BERLIN (AP) - The escalation in violence in and around Libya’s capital has resulted in the displacement of more than 8,000 people, the United Nations said Thursday.
U.N. spokesman Stephane Dujarric said the fighting in the past 24 hours was “the heaviest since the outbreak of hostilities.”
The self-styled Libyan National Army, led by Field Marshal Khalifa Hifter, launched a major military offensive earlier this month aimed at capturing Tripoli.
The oil-rich North African country is now governed by rival administrations - a U.N.-backed government in Tripoli and the west and another government supported by Hifter and his supporters in the east.
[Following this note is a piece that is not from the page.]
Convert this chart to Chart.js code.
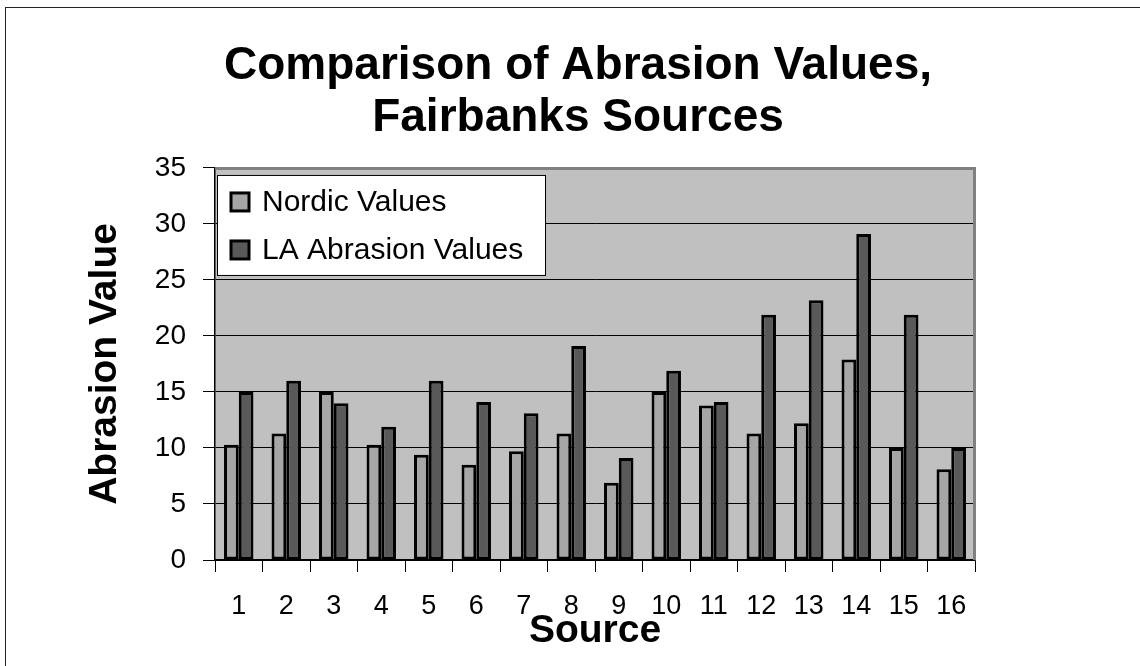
<!DOCTYPE html>
<html>
<head>
<meta charset="utf-8">
<script src="https://cdn.jsdelivr.net/npm/chart.js@4.4.0/dist/chart.umd.min.js"></script>
<style>
  body { margin: 0; background: #fff; }
</style>
</head>
<body>
<canvas id="grafico" width="1140" height="666"></canvas>
<script>
const fonte = "'Liberation Sans', Arial, sans-serif"

const sources = ["1", "2", "3", "4", "5", "6", "7", "8", "9", "10", "11", "12", "13", "14", "15", "16"]
const nordicValues = [10.3, 11.3, 15.0, 10.3, 9.4, 8.5, 9.7, 11.3, 6.9, 15.0, 13.8, 11.3, 12.2, 17.9, 10.0, 8.1]
const laValues = [15.0, 16.0, 14.0, 11.9, 16.0, 14.1, 13.1, 19.1, 9.1, 16.9, 14.1, 21.9, 23.2, 29.1, 21.9, 10.0]
const yMin = 0, yMax = 35, yStep = 5

// gray plot area, gray top/right edge, outer frame and the boxed legend
const plotArea = {
    id: 'plotArea',
    beforeDraw(chart) {
        const { ctx, chartArea: a } = chart
        ctx.save()
        ctx.fillStyle = '#c0c0c0'
        ctx.fillRect(a.left, a.top, a.right - a.left, a.bottom - a.top)
        ctx.restore()
    },
    afterDraw(chart) {
        const { ctx, chartArea: a } = chart
        ctx.save()
        ctx.strokeStyle = '#808080'
        ctx.lineWidth = 3
        ctx.beginPath()
        ctx.moveTo(a.left, a.top + 0.5)
        ctx.lineTo(a.right - 0.5, a.top + 0.5)
        ctx.lineTo(a.right - 0.5, a.bottom)
        ctx.stroke()

        ctx.strokeStyle = '#222'
        ctx.lineWidth = 1
        ctx.strokeRect(5.5, 7.5, 1200, 700)

        // legend
        const lx = a.left + 2, ly = a.top + 7, lw = 328, lh = 100
        ctx.fillStyle = '#fff'
        ctx.fillRect(lx, ly, lw, lh)
        ctx.strokeStyle = '#000'
        ctx.strokeRect(lx + 0.5, ly + 0.5, lw, lh)
        ctx.font = '30px ' + fonte
        ctx.textBaseline = 'middle'
        chart.data.datasets.forEach((ds, i) => {
            const cy = ly + 27 + i * 48
            ctx.fillStyle = ds.backgroundColor
            ctx.fillRect(lx + 14, cy - 9, 18, 18)
            ctx.lineWidth = 3
            ctx.strokeStyle = '#000'
            ctx.strokeRect(lx + 14, cy - 9, 18, 18)
            ctx.fillStyle = '#000'
            ctx.fillText(ds.label, lx + 45, cy + 1)
        })
        ctx.restore()
    }
}

new Chart(document.getElementById('grafico'), {
    type: 'bar',
    data: {
        labels: sources,
        datasets: [{
            label: 'Nordic Values',
            data: nordicValues,
            backgroundColor: '#a6a6a6',
            borderColor: '#000',
            borderWidth: 3,
            borderSkipped: false
        }, {
            label: 'LA Abrasion Values',
            data: laValues,
            backgroundColor: '#595959',
            borderColor: '#000',
            borderWidth: 3,
            borderSkipped: false
        }]
    },
    options: {
        responsive: false,
        animation: false,
        categoryPercentage: 0.62,
        barPercentage: 1.0,
        layout: { padding: { left: 16, right: 0, top: 0, bottom: 0 } },
        plugins: {
            legend: { display: false },
            tooltip: { enabled: false },
            title: {
                display: true,
                text: ['Comparison of Abrasion Values,', 'Fairbanks Sources'],
                color: '#000',
                font: { family: fonte, size: 46, weight: 'bold', lineHeight: 1.13 },
                padding: { top: 40, bottom: 24 }
            }
        },
        scales: {
            x: {
                afterFit(scale) { scale.height = 106 },
                grid: {
                    display: true,
                    drawOnChartArea: false,
                    color: '#000',
                    tickLength: 12,
                    offset: true
                },
                border: { display: true, color: '#000', width: 1.5 },
                ticks: { color: '#000', padding: 18, font: { family: fonte, size: 27 } },
                title: {
                    display: true,
                    text: 'Source',
                    color: '#000',
                    font: { family: fonte, size: 39, weight: 'bold' },
                    padding: { top: 0, bottom: 11 }
                }
            },
            y: {
                min: yMin,
                max: yMax,
                afterFit(scale) { scale.width = 199 },
                grid: {
                    color: ctx => ctx.tick && ctx.tick.value === yMax ? 'rgba(0,0,0,0)' : '#000',
                    tickColor: '#000',
                    tickLength: 12,
                    lineWidth: 1
                },
                border: { display: true, color: '#000', width: 1.5 },
                ticks: {
                    stepSize: yStep,
                    color: '#000',
                    padding: 17,
                    font: { family: fonte, size: 28 }
                },
                title: {
                    display: true,
                    text: 'Abrasion Value',
                    color: '#000',
                    font: { family: fonte, size: 39, weight: 'bold' },
                    padding: { top: 66, bottom: 0 }
                }
            },
            // empty right-hand space so the title centres like the original
            yRight: {
                position: 'right',
                afterFit(scale) { scale.width = 165 },
                grid: { display: false },
                border: { display: false },
                ticks: { display: false }
            }
        }
    },
    plugins: [plotArea]
})
</script>
</body>
</html>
Libya has also become a haven for armed groups, including several from neighboring countries and a major conduit for African migrants hoping to reach Europe.
“An estimated 650 families have requested relocation to safer areas,” Dujarric said. “However, due to access restrictions, hostilities and the indiscriminate use of weapons, evacuation teams have only been able to respond to 15 percent of all requests,” he said.
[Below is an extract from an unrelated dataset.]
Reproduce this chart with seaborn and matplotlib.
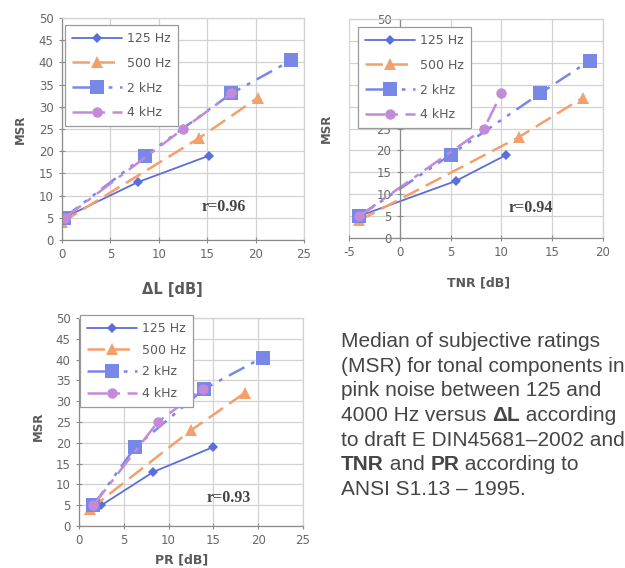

He said “families stranded inside conflict-affected areas not only fear for their safety, but are also starting to run out of supplies,” adding that “emergency service providers are operating at great personal risk, with three medical staff reportedly killed and four first responders reportedly injured.”
Dujarric said the U.N. continued to call for a humanitarian truce to allow for the provision of emergency services and the voluntary passage of civilians, including the wounded. German Chancellor Angela Merkel meanwhile urged Hifter to end his forces’ push on Tripoli, saying there can be no military solution to the country’s problems.
Merkel’s spokesman Steffen Seibert said that Merkel made the comments in a telephone call to Fayez Sarraj, the leader of the U.N.-backed government in Tripoli.
Merkel also called for all parties involved to return to the negotiation table.
Also on Thursday, Tunisian Defense Minister Abdelkrim Zbidi said his country’s armed forces, on land and at sea, were put on alert at the borders it shares with Libya.
The escalation has threatened to plunge the fractured nation deeper into chaos and ignite civil war on the scale of the 2011 uprising that toppled and later killed longtime dictator Moammar Gadhafi.